Everything from the first line of the data below through the line that contains "import seaborn as sns" should be written out exactly, please, and nothing more; the pictures stay out.
- - -
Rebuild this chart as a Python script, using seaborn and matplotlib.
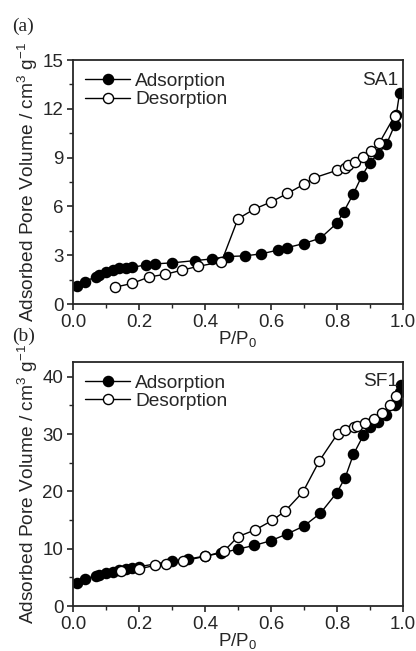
import numpy as np
import pandas as pd
import matplotlib
matplotlib.use("Agg")
import matplotlib.pyplot as plt
from matplotlib.ticker import MultipleLocator
import seaborn as sns

# SA1 data
sa_ads_x = [0.012, 0.035, 0.07, 0.08, 0.1, 0.12, 0.14, 0.16, 0.18, 0.22, 0.25, 0.3, 0.37, 0.42, 0.47,
            0.52, 0.57, 0.62, 0.65, 0.7, 0.75, 0.8, 0.82, 0.85, 0.875, 0.9, 0.925, 0.95, 0.975, 0.98, 0.99]
sa_ads_y = [1.09, 1.38, 1.68, 1.79, 1.95, 2.1, 2.2, 2.22, 2.26, 2.4, 2.47, 2.53, 2.67, 2.77, 2.92,
            2.96, 3.08, 3.31, 3.47, 3.72, 4.05, 4.97, 5.65, 6.78, 7.85, 8.69, 9.25, 9.82, 10.99, 11.65, 12.98]
sa_des_x = [0.126, 0.18, 0.23, 0.28, 0.33, 0.38, 0.45, 0.5, 0.55, 0.6, 0.65, 0.7, 0.73, 0.8, 0.825,
            0.833, 0.855, 0.88, 0.904, 0.929, 0.975]
sa_des_y = [1.03, 1.27, 1.66, 1.83, 2.08, 2.32, 2.59, 5.24, 5.84, 6.27, 6.8, 7.36, 7.75, 8.22, 8.38,
            8.53, 8.75, 9.06, 9.41, 9.92, 11.57]

# SF1 data
sf_ads_x = [0.012, 0.035, 0.07, 0.08, 0.1, 0.12, 0.14, 0.16, 0.18, 0.2, 0.3, 0.35, 0.4, 0.45, 0.5,
            0.55, 0.6, 0.65, 0.7, 0.75, 0.8, 0.825, 0.85, 0.88, 0.9, 0.925, 0.95, 0.975, 0.983, 0.99, 0.995]
sf_ads_y = [4.07, 4.77, 5.23, 5.4, 5.7, 6.0, 6.28, 6.5, 6.69, 6.86, 7.85, 8.2, 8.72, 9.24, 9.94,
            10.58, 11.4, 12.6, 13.95, 16.2, 19.8, 22.4, 26.45, 29.77, 31.28, 32.15, 33.26, 35.06, 35.6, 37.4, 38.5]
sf_des_x = [0.144, 0.2, 0.25, 0.283, 0.333, 0.4, 0.457, 0.5, 0.553, 0.604, 0.643, 0.697, 0.747, 0.802,
            0.825, 0.852, 0.86, 0.885, 0.911, 0.936, 0.962, 0.978]
sf_des_y = [6.05, 6.5, 7.09, 7.33, 7.85, 8.66, 9.53, 12.1, 13.3, 14.94, 16.57, 19.9, 25.35, 30.06,
            30.8, 31.2, 31.4, 31.98, 32.67, 33.6, 35.1, 36.7]

sns.set_style("ticks")
plt.rcParams['font.family'] = ['Liberation Sans', 'DejaVu Sans']
plt.rcParams['mathtext.fontset'] = 'custom'
plt.rcParams['mathtext.rm'] = 'Liberation Sans'
plt.rcParams['mathtext.it'] = 'Liberation Sans'

fig = plt.figure(figsize=(4.16, 6.51), dpi=100)
ax1 = fig.add_axes([0.1755, 0.5330, 0.793, 0.3748])
ax2 = fig.add_axes([0.1755, 0.0691, 0.793, 0.375])

def draw(ax, ax_x, ax_y, de_x, de_y, ymax, major, minor, tag):
    df_a = pd.DataFrame({"x": ax_x, "y": ax_y})
    df_d = pd.DataFrame({"x": de_x, "y": de_y})
    sns.lineplot(data=df_a, x="x", y="y", ax=ax, sort=False, estimator=None, color="black",
                 lw=1.0, marker="o", markersize=7.3, markerfacecolor="black", markeredgecolor="black",
                 markeredgewidth=1.0, label="Adsorption")
    sns.lineplot(data=df_d, x="x", y="y", ax=ax, sort=False, estimator=None, color="black",
                 lw=1.0, marker="o", markersize=7.3, markerfacecolor="white", markeredgecolor="black",
                 markeredgewidth=1.0, label="Desorption")
    ax.set_xlim(0, 1.0)
    ax.set_ylim(0, ymax)
    ax.xaxis.set_major_locator(MultipleLocator(0.2))
    ax.xaxis.set_minor_locator(MultipleLocator(0.1))
    ax.yaxis.set_major_locator(MultipleLocator(major))
    ax.yaxis.set_minor_locator(MultipleLocator(minor))
    ax.xaxis.set_major_formatter(matplotlib.ticker.FormatStrFormatter('%.1f'))
    ax.tick_params(which='major', direction='out', length=4.5, width=1.2, labelsize=13.5, pad=2.5)
    ax.tick_params(which='minor', direction='out', length=3, width=1.0)
    for s in ax.spines.values():
        s.set_linewidth(1.3)
        s.set_visible(True)
    ax.set_xlabel("P/P$_0$", fontsize=13.5, labelpad=-1)
    ax.set_ylabel("Adsorbed Pore Volume / cm$^3$ g$^{-1}$", fontsize=13.8, labelpad=2)
    ax.legend(loc="upper left", frameon=False, fontsize=13.8, handlelength=2.3,
              handletextpad=0.3, borderaxespad=0.35, borderpad=0.3, labelspacing=0.05)
    ax.text(0.985, 0.918, tag, transform=ax.transAxes, ha="right", va="center", fontsize=13.8)

draw(ax1, sa_ads_x, sa_ads_y, sa_des_x, sa_des_y, 15, 3, 1.5, "SA1")
draw(ax2, sf_ads_x, sf_ads_y, sf_des_x, sf_des_y, 42.6, 10, 5, "SF1")

fig.text(0.03, 0.960, "(a)", family="Liberation Serif", fontsize=14, va="center", ha="left")
fig.text(0.03, 0.484, "(b)", family="Liberation Serif", fontsize=14, va="center", ha="left")

fig.savefig("out.png", dpi=100)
- - -
**Exercise result:**
Rebuild this chart as a Python script, using seaborn and matplotlib.
import numpy as np
import pandas as pd
import matplotlib
matplotlib.use("Agg")
import matplotlib.pyplot as plt
from matplotlib.ticker import MultipleLocator
import seaborn as sns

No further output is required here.